Court Ruling and Impact
On Tuesday, the court overturned a lower court’s decision that had been in Apple’s favour. The lower court had claimed the EU regulators made mistakes in their evaluation. This ruling is a victory for the EU’s antitrust chief, Margrethe Vestager, who has been leading efforts to crack down on unfair tax deals.
Background
In 2016, Vestager accused Ireland of providing Apple with illegal tax benefits that allowed the company to pay much less tax than other businesses in the country. She ordered Ireland to recover the €13 billion from Apple. This amount has been held in an escrow account while awaiting the final court decision.
Reactions
Apple expressed disappointment with the ruling, noting that a lower court had previously ruled in its favour. The company’s CEO, Tim Cook, had previously criticized the EU’s actions, calling them politically motivated. The U.S. Treasury and former President Donald Trump also opposed the EU’s stance, arguing it could harm global tax reform efforts.
Broader Context
The case involved tax deals from 1991 and 2007, which allowed Apple to reduce its tax bill by assigning Irish profits to a “head office” that did not physically exist. The EU argued these deals were unfair and amounted to illegal state aid.

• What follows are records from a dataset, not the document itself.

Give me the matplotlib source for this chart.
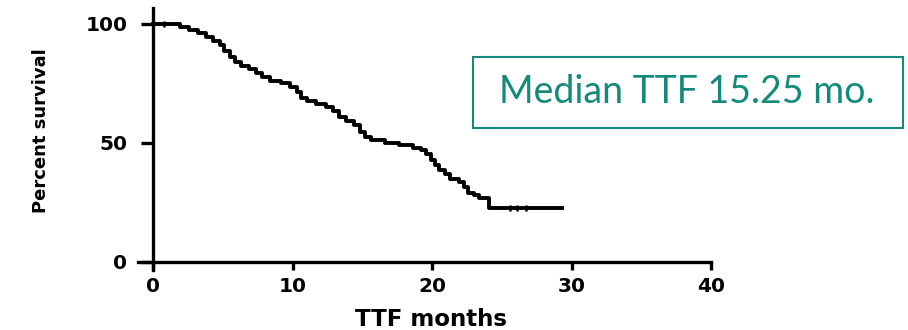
"""Kaplan-Meier style curve of time to failure (TTF)"""
import matplotlib.pyplot as plt
from matplotlib.patches import Rectangle

# step curve: event times (months) and survival after each event (%)
times = [0, 1.9, 2.6, 3.2, 3.8, 4.3, 4.8, 5.1, 5.5, 5.9, 6.3, 6.9, 7.4, 7.8,
         8.4, 9.2, 9.8, 10.3, 10.6, 11.0, 11.7, 12.4, 12.9, 13.3, 13.8, 14.4,
         14.8, 15.2, 15.6, 16.6, 17.6, 18.6, 19.2, 19.6, 19.9, 20.2, 20.5,
         20.9, 21.3, 21.9, 22.3, 22.6, 23.0, 23.4, 24.1, 29.3]
surv = [100, 98.5, 97.5, 96, 94.5, 93, 91, 88.5, 86, 84, 82.5, 81, 79.5, 77.5,
        76, 75, 73.5, 71.5, 69, 67.5, 66.5, 65, 63.5, 61, 59, 57.5,
        54.5, 52.5, 51, 50, 49, 48, 47, 45.5, 43, 40.5, 38.5,
        37, 35, 33.5, 31.5, 29, 28, 27, 22.8, 22.8]

# censored observations
censor_t = [0.8, 25.6, 26.1, 26.7]
censor_s = [100, 22.8, 22.8, 22.8]

x_ticks = [0, 10, 20, 30, 40]
y_ticks = [0, 50, 100]
note = 'Median TTF 15.25 mo.'
teal = '#138a7c'

fig = plt.figure(figsize=(9.08, 3.3), dpi=100)
ax = fig.add_axes([0.1517, 0.182, 0.6314, 0.794])

ax.step(times, surv, where='post', color='black', lw=2.8)
ax.plot(censor_t, censor_s, '|', color='black', ms=5, mew=1.8)

ax.set_xlim(-1.1, 40)
ax.set_ylim(-3.4, 106.7)

# Prism-like crossing axes
for side in ['top', 'right']:
    ax.spines[side].set_visible(False)
ax.spines['left'].set_position(('data', 0))
ax.spines['bottom'].set_position(('data', 0))
for side in ['left', 'bottom']:
    ax.spines[side].set_linewidth(2.4)

ax.set_xticks(x_ticks)
ax.set_yticks(y_ticks)
ax.tick_params(axis='y', length=8.5, width=2.4, pad=10, labelsize=14.5)
ax.tick_params(axis='x', length=6, width=2.4, pad=5, labelsize=14.5)
for lbl in ax.get_xticklabels() + ax.get_yticklabels():
    lbl.set_fontweight('bold')

ax.set_xlabel('TTF months', fontsize=16.5, fontweight='bold')
ax.set_ylabel('Percent survival', fontsize=13, fontweight='bold')
ax.xaxis.set_label_coords(0.5116, -0.145)
ax.yaxis.set_label_coords(-0.153, 0.53)

# annotation box
fig.add_artist(Rectangle((0.5209, 0.6121), 0.4736, 0.2152,
                         transform=fig.transFigure, fill=False,
                         edgecolor=teal, lw=1.5))
fig.text(0.756, 0.7197, note, color=teal, fontsize=27, family='Lato',
         ha='center', va='center')

fig.savefig('out.png', dpi=100)
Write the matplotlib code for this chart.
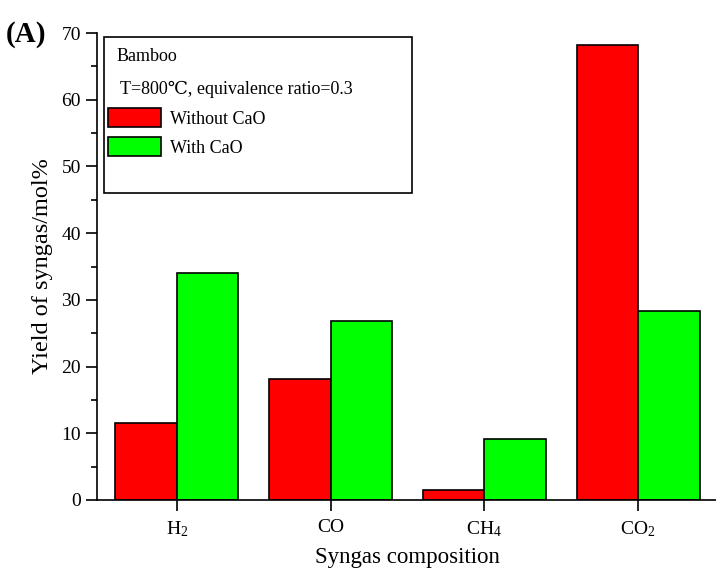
import matplotlib
matplotlib.use("Agg")
import matplotlib.pyplot as plt
import numpy as np
from matplotlib.ticker import MultipleLocator
from matplotlib.patches import Rectangle

categories = ["H$_2$", "CO", "CH$_4$", "CO$_2$"]
without_cao = [11.5, 18.1, 1.5, 68.2]
with_cao = [34.1, 26.9, 9.2, 28.4]
series_labels = ["Without CaO", "With CaO"]

plt.rcParams['font.family'] = ['Liberation Serif', 'DejaVu Serif']
plt.rcParams['mathtext.fontset'] = 'custom'
plt.rcParams['mathtext.rm'] = 'Liberation Serif'
plt.rcParams['mathtext.it'] = 'Liberation Serif'

fig = plt.figure(figsize=(7.16, 5.76), dpi=100)
ax = fig.add_axes([97/716, 76/576, 621/716, 467/576])

x = np.arange(len(categories))
w = 0.4
ax.bar(x - w/2, without_cao, w, color='#FF0000', edgecolor='black', linewidth=1.2, label=series_labels[0])
ax.bar(x + w/2, with_cao, w, color='#00FF00', edgecolor='black', linewidth=1.2, label=series_labels[1])

ax.set_xlim(-0.52, 3.52)
ax.set_ylim(0, 70)
ax.yaxis.set_major_locator(MultipleLocator(10))
ax.yaxis.set_minor_locator(MultipleLocator(5))
ax.set_xticks(x)
ax.set_xticklabels(categories)
ax.tick_params(axis='both', which='major', direction='out', length=8, width=1.2, labelsize=14)
ax.tick_params(axis='y', which='minor', direction='out', length=4.5, width=1.2)
ax.tick_params(axis='x', pad=6)
for s in ['top', 'right']:
    ax.spines[s].set_visible(False)
for s in ['left', 'bottom']:
    ax.spines[s].set_linewidth(1.2)

ax.set_ylabel("Yield of syngas/mol%", fontsize=17.5, labelpad=6)
ax.set_xlabel("Syngas composition", fontsize=16.5, labelpad=6)

# legend frame and header text
ax.add_patch(Rectangle((0.011, 0.657), 0.496, 0.334, transform=ax.transAxes,
                       facecolor='white', edgecolor='black', linewidth=1.2, zorder=5))
ax.text(0.031, 0.950, "Bamboo", transform=ax.transAxes, fontsize=13, va='center', ha='left', zorder=6)
ax.text(0.037, 0.880, "T=800\u2103, equivalence ratio=0.3", transform=ax.transAxes,
        fontsize=13, va='center', ha='left', zorder=6)

leg = ax.legend(loc='upper left', bbox_to_anchor=(0.018, 0.840), fontsize=13,
                frameon=False, handlelength=2.95, handleheight=1.3, borderpad=0,
                labelspacing=0.5, handletextpad=0.45, borderaxespad=0)
leg.set_zorder(7)
for h in leg.legend_handles:
    h.set_linewidth(1.2)

fig.text(6/716, 1 - 34/576, "(A)", fontsize=21, fontweight='bold', va='center', ha='left')

fig.savefig("out.png", dpi=100)
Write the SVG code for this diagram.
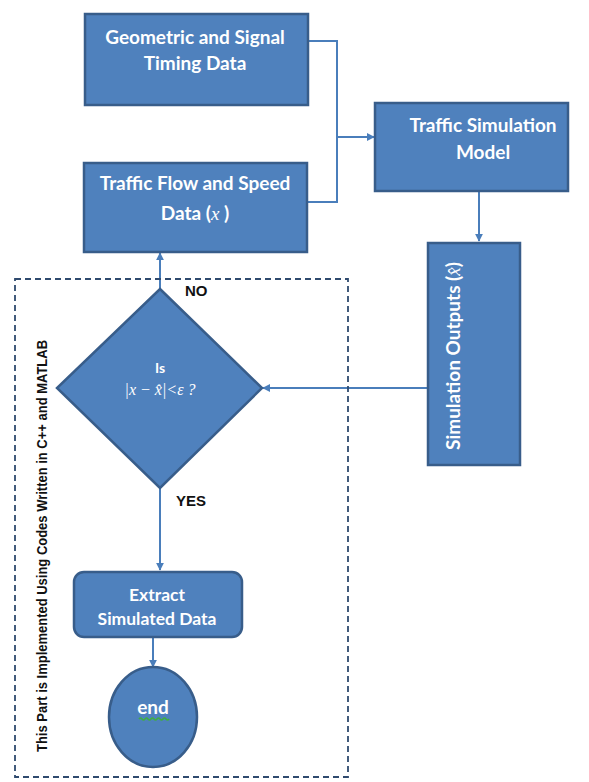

This decision is a significant moment in Vestager’s efforts to ensure fair tax practices, although she has faced setbacks in other cases. Apple’s move to Ireland was part of a strategy to benefit from the country’s low tax rates, which attracted many global companies. However, many tax loopholes have since been closed, and Ireland has agreed to a global minimum tax rate of 15% for multinational companies starting in 2021.